Drug metabolism and disposition: the biological fate of chemicals (2009-05-15)
R Scott Obach
ABSTRACT

During an investigation of the in vitro glucuronidation of benoxaprofen by human liver S-9 fraction, an unusual drug-related entity possessing a protonated molecular ion that was 74 mass units greater than the parent drug was observed. It was identified as the glycerol ester of benoxaprofen. Formation of this entity required inclusion of uridine diphosphoglucuronic acid (UDPGA) in the incubation, suggesting the formation of benoxaprofen acyl glucuronide followed by transesterification with the glycerol present in the incubation due to its presence as a stabilizer for liver subcellular fractions. Formation occurred during the sample work-up procedure while the samples were subjected to evaporation in vacuo, which does not remove glycerol.
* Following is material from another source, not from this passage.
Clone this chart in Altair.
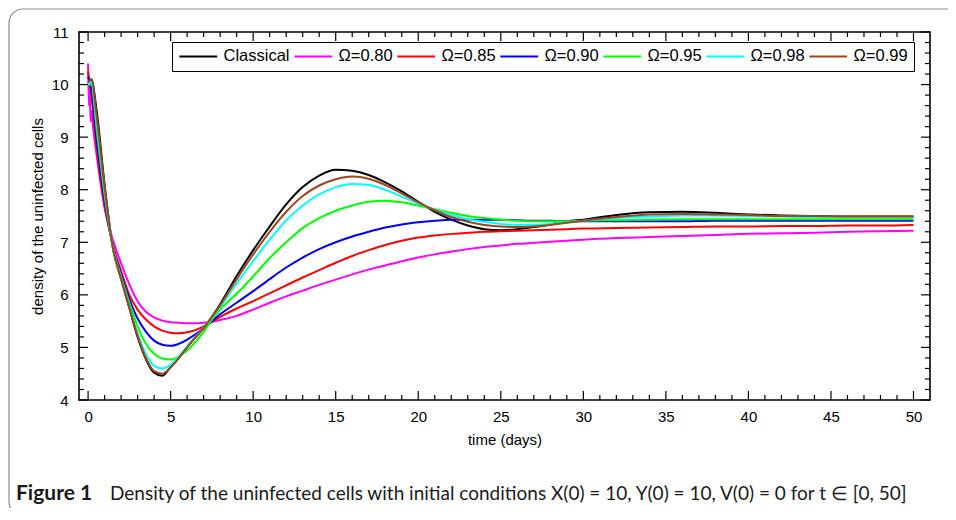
import altair as alt
import pandas as pd

# ---------------- data ----------------
T = [0, 0.2, 0.5, 1, 1.5, 2, 2.5, 3, 3.5, 4, 4.5, 5, 5.5, 6, 6.5, 7, 7.5,
     8, 9, 10, 11, 12, 13, 14, 15, 16, 17, 18, 19, 20, 21, 22, 23, 24, 25, 26, 27, 28, 29, 30,
     32, 34, 36, 38, 40, 42, 44, 46, 48, 50]
T_M = [0, 0.05, 0.1, 0.15, 0.2, 0.3, 0.5, 1, 1.5, 2, 2.5, 3, 3.5, 4, 4.5, 5, 5.5, 6, 6.5, 7, 7.5,
       8, 9, 10, 11, 12, 13, 14, 15, 16, 17, 18, 19, 20, 21, 22, 23, 24, 25, 26, 27, 28, 29, 30,
       32, 34, 36, 38, 40, 42, 44, 46, 48, 50]

CLASSICAL = [10.0, 10.1, 9.55, 8.1, 6.9, 6.3, 5.75, 5.2, 4.78, 4.52, 4.46, 4.63, 4.8, 5.01, 5.19, 5.37, 5.58,
             5.82, 6.36, 6.85, 7.3, 7.72, 8.05, 8.27, 8.38, 8.36, 8.28, 8.14, 7.97, 7.77, 7.58, 7.43, 7.32, 7.25, 7.23,
             7.25, 7.29, 7.34, 7.4, 7.43,
             7.52, 7.57, 7.58, 7.56, 7.53, 7.51, 7.5, 7.49, 7.49, 7.49]
OMEGA_080 = [10.4, 9.6, 10.0, 9.3, 9.5, 9.2, 8.7, 7.65, 7.05, 6.6, 6.2, 5.88, 5.68, 5.57, 5.51, 5.48, 5.47, 5.46,
             5.46, 5.47, 5.49,
             5.52, 5.6, 5.72, 5.85, 5.97, 6.08, 6.19, 6.29, 6.39, 6.48, 6.56, 6.64, 6.71, 6.77, 6.82, 6.87, 6.91, 6.94,
             6.97, 6.99, 7.01, 7.03, 7.05,
             7.08, 7.1, 7.12, 7.14, 7.16, 7.17, 7.18, 7.2, 7.21, 7.22]
OMEGA_085 = [10.25, 9.8, 8.85, 7.7, 6.95, 6.45, 6.0, 5.72, 5.53, 5.4, 5.32, 5.28, 5.27, 5.29, 5.33, 5.4, 5.49,
             5.58, 5.74, 5.88, 6.03, 6.18, 6.33, 6.47, 6.61, 6.74, 6.85, 6.95, 7.03, 7.09, 7.13, 7.16, 7.18, 7.2, 7.21,
             7.22, 7.23, 7.24, 7.25, 7.26,
             7.27, 7.28, 7.29, 7.3, 7.3, 7.31, 7.31, 7.32, 7.32, 7.33]
OMEGA_090 = [10.15, 9.9, 9.0, 7.8, 6.92, 6.4, 5.92, 5.55, 5.3, 5.13, 5.05, 5.03, 5.07, 5.15, 5.25, 5.37, 5.5,
             5.63, 5.85, 6.07, 6.3, 6.52, 6.71, 6.87, 7.0, 7.11, 7.2, 7.28, 7.34, 7.38, 7.41, 7.43, 7.43, 7.43, 7.43,
             7.42, 7.41, 7.41, 7.4, 7.4,
             7.4, 7.4, 7.4, 7.41, 7.41, 7.41, 7.41, 7.41, 7.41, 7.41]
OMEGA_095 = [10.0, 10.0, 9.2, 7.9, 6.91, 6.35, 5.85, 5.4, 5.07, 4.88, 4.79, 4.77, 4.83, 4.94, 5.1, 5.3, 5.53,
             5.72, 6.02, 6.35, 6.7, 7.0, 7.27, 7.46, 7.6, 7.7, 7.77, 7.79, 7.76, 7.7, 7.63, 7.56, 7.5, 7.46, 7.43,
             7.41, 7.4, 7.4, 7.4, 7.41,
             7.42, 7.43, 7.44, 7.44, 7.44, 7.44, 7.44, 7.44, 7.44, 7.44]
OMEGA_098 = [10.0, 10.05, 9.35, 8.0, 6.9, 6.3, 5.78, 5.27, 4.88, 4.65, 4.6, 4.67, 4.83, 5.02, 5.2, 5.38, 5.57,
             5.77, 6.22, 6.64, 7.05, 7.42, 7.7, 7.91, 8.05, 8.11, 8.09, 8.0, 7.87, 7.74, 7.62, 7.52, 7.44, 7.39, 7.35,
             7.33, 7.33, 7.35, 7.38, 7.41,
             7.46, 7.49, 7.51, 7.51, 7.5, 7.49, 7.48, 7.48, 7.48, 7.48]
OMEGA_099 = [10.05, 10.1, 9.45, 8.05, 6.9, 6.3, 5.76, 5.22, 4.8, 4.55, 4.5, 4.62, 4.8, 5.0, 5.19, 5.37, 5.58,
             5.8, 6.3, 6.77, 7.2, 7.58, 7.88, 8.08, 8.2, 8.25, 8.21, 8.09, 7.93, 7.76, 7.61, 7.48, 7.39, 7.33, 7.3,
             7.29, 7.3, 7.33, 7.37, 7.41,
             7.48, 7.53, 7.54, 7.53, 7.52, 7.5, 7.5, 7.49, 7.49, 7.49]

NAMES = ["Classical", "Ω=0.80", "Ω=0.85", "Ω=0.90", "Ω=0.95", "Ω=0.98", "Ω=0.99"]
COLORS = ["#000000", "#ff00ff", "#ff0000", "#0000ff", "#00ff00", "#00ffff", "#a0461e"]

X_MAJOR = [0, 5, 10, 15, 20, 25, 30, 35, 40, 45, 50]
X_MINOR = [i for i in range(0, 51) if i % 5 != 0]
Y_MAJOR = [4, 5, 6, 7, 8, 9, 10, 11]
Y_MINOR = [round(4 + 0.2 * i, 1) for i in range(36) if i % 5 != 0]

CAPTION_BOLD = "Figure 1"
CAPTION_TEXT = "Density of the uninfected cells with initial conditions X(0) = 10, Y(0) = 10, V(0) = 0 for t ∈ [0, 50]"

# ---------------- build table ----------------
series = [
    (NAMES[0], T, CLASSICAL),
    (NAMES[1], T_M, OMEGA_080),
    (NAMES[2], T, OMEGA_085),
    (NAMES[3], T, OMEGA_090),
    (NAMES[4], T, OMEGA_095),
    (NAMES[5], T, OMEGA_098),
    (NAMES[6], T, OMEGA_099),
]
rows = []
for name, ts, vs in series:
    for t, v in zip(ts, vs):
        rows.append({"t": t, "v": v, "series": name})
df = pd.DataFrame(rows)

W, H = 851, 368
FONT = "Liberation Sans"

xscale = alt.Scale(domain=[-0.55, 51.0], nice=False, zero=False)
yscale = alt.Scale(domain=[4, 11], nice=False, zero=False)
xaxis = alt.Axis(values=X_MAJOR, tickSize=0, labelPadding=9, domain=False, grid=False,
                 title="time (days)", titlePadding=8, labelFlush=False)
yaxis = alt.Axis(values=Y_MAJOR, tickSize=0, labelPadding=11, domain=False, grid=False,
                 title="density of the uninfected cells", titlePadding=6, labelFlush=False)
X = alt.X("t:Q", scale=xscale, axis=xaxis)
Y = alt.Y("v:Q", scale=yscale, axis=yaxis)

lines = alt.Chart(df).mark_line(strokeWidth=2, interpolate="monotone", clip=True).encode(
    x=X, y=Y,
    color=alt.Color("series:N", scale=alt.Scale(domain=NAMES, range=COLORS),
                    legend=alt.Legend(title=None, orient="none", legendX=93, legendY=10,
                                      direction="horizontal", columns=7,
                                      symbolType="M-2.7,0H2.7", symbolSize=196, symbolStrokeWidth=2,
                                      symbolOffset=12,
                                      labelFont=FONT, labelFontSize=16.5, labelColor="black",
                                      labelOffset=17, columnPadding=0, padding=6,
                                      strokeColor="black", fillColor="white")),
)


def rule_layer(vals, field, enc):
    d = pd.DataFrame({field: vals})
    return alt.Chart(d).mark_rule(color="black", strokeWidth=1.2).encode(**enc)


ticks = [
    rule_layer(X_MAJOR, "t", dict(x=X, y=alt.value(H), y2=alt.value(H - 9))),
    rule_layer(X_MAJOR, "t", dict(x=X, y=alt.value(0), y2=alt.value(9))),
    rule_layer(X_MINOR, "t", dict(x=X, y=alt.value(H), y2=alt.value(H - 5))),
    rule_layer(X_MINOR, "t", dict(x=X, y=alt.value(0), y2=alt.value(5))),
    rule_layer(Y_MAJOR, "v", dict(y=Y, x=alt.value(0), x2=alt.value(9))),
    rule_layer(Y_MAJOR, "v", dict(y=Y, x=alt.value(W), x2=alt.value(W - 9))),
    rule_layer(Y_MINOR, "v", dict(y=Y, x=alt.value(0), x2=alt.value(5))),
    rule_layer(Y_MINOR, "v", dict(y=Y, x=alt.value(W), x2=alt.value(W - 5))),
]

one = pd.DataFrame({"k": [0]})
border = alt.Chart(one).mark_rect(fill="transparent", stroke="#8c8c8c", strokeWidth=1.2,
                                  cornerRadius=14, clip=False).encode(
    x=alt.value(-70), x2=alt.value(W + 200), y=alt.value(-23), y2=alt.value(H + 116))
frame = alt.Chart(one).mark_rect(fill="transparent", stroke="black", strokeWidth=1.6).encode(
    x=alt.value(0), x2=alt.value(W), y=alt.value(0), y2=alt.value(H))

cap_bold = alt.Chart(one).mark_text(text=CAPTION_BOLD, font="Lato", fontSize=21, fontWeight="bold",
                                    align="left", baseline="alphabetic", color="#1a1a1a").encode(
    x=alt.value(-63), y=alt.value(H + 100))
cap_text = alt.Chart(one).mark_text(text=CAPTION_TEXT, font="Lato", fontSize=19,
                                    align="left", baseline="alphabetic", color="#1a1a1a").encode(
    x=alt.value(31), y=alt.value(H + 100))

chart = alt.layer(border, lines, *ticks, frame, cap_bold, cap_text).properties(
    width=W, height=H,
    background="white",
    autosize=alt.AutoSizeParams(type="none"),
    padding={"left": 71, "top": 24, "right": 18, "bottom": 108},
).configure_view(strokeWidth=0).configure_axis(
    labelFont=FONT, labelFontSize=15, labelColor="black",
    titleFont=FONT, titleFontSize=15, titleFontWeight="normal", titleColor="black"
)

chart.save("out.html", embed_options={"renderer": "svg", "actions": False})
Conversion of purified benoxaprofen acyl glucuronide to the glycerol ester was demonstrated in glycerol at 37 degrees C. Other drugs that are converted to acyl glucuronides in vitro (diclofenac, mefenamic acid, tolmetin, and naproxen) were also shown to form corresponding glycerol esters when incubated with human liver S-9 fraction and UDPGA. The potential formation of glycerol esters of carboxylic acid drugs undergoing acyl glucuronidation in vitro represents an experimental artifact to which drug metabolism scientists should be aware.